Summary by Jack: Jack, Nate (even though he graduated already), John, Trevor, Garrett and Peter headed down to Grinnell for the mirrors of Moon Pie and RC Cola. Due to the tournament being an open one, the Moon Pie held more individual success than team success. Garrett, Nate and Peter got fourth (8-6) after losing a tiebreaker to Illinois and Jack, John and Trevor got fifth (6-8) losing many close games including two tiebreakers. As a school we placed three players in the top six. Garrett was third (and got himself a negmaster), Jack fourth and John sixth. One may wonder how a team with two scorers in the top six finished below .500, well let's just say we were very "Quiz Bowl Serious" about the tournament. The next day was the RC Cola trash tournament. Jack, John, Nate and Peter formed Carleton's team with Trevor offered as a free agent and Garrett moderating. With Iowa's big trash team there it was really a fight for second, which Carleton lost to Grinnell, taking third at 6-4. Though we were able to hand Iowa their only loss on the last tossup, which Nate nailed. Again we put two players in the top six, this time with Jack at fifth (taking the Carleton Trashmaster title) and Nate at sixth. Feeling left out of the proceedings the day before, Jack got his own negmaster title by being very "Quiz Bowl Serious." All in all a very good time was had by all involved.
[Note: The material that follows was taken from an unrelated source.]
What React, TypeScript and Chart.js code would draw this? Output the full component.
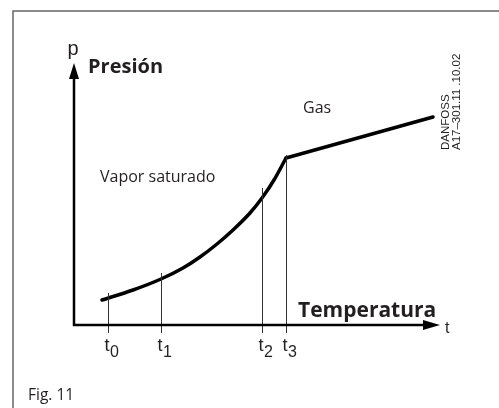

In a tough field on tough questions, the Carleton team of Jack, Pat, John, and Garrett placed 5th out of ten teams, a spot ahead of Eric's team, with which two games were split. Pat lead the entire field in individual scoring. A full round robin had both Carleton and Eric's team at 5-4 and in the top group for a secondary split round robin among six teams, in which Carleton's lone victory came versus Eric & Co., to take 5th. This closed out both a very successful season for the team and a very successful Carleton quizbowl career for Jack, who is off to Iowa (and doubtless future quizbowl competition versus Carleton in grad school.)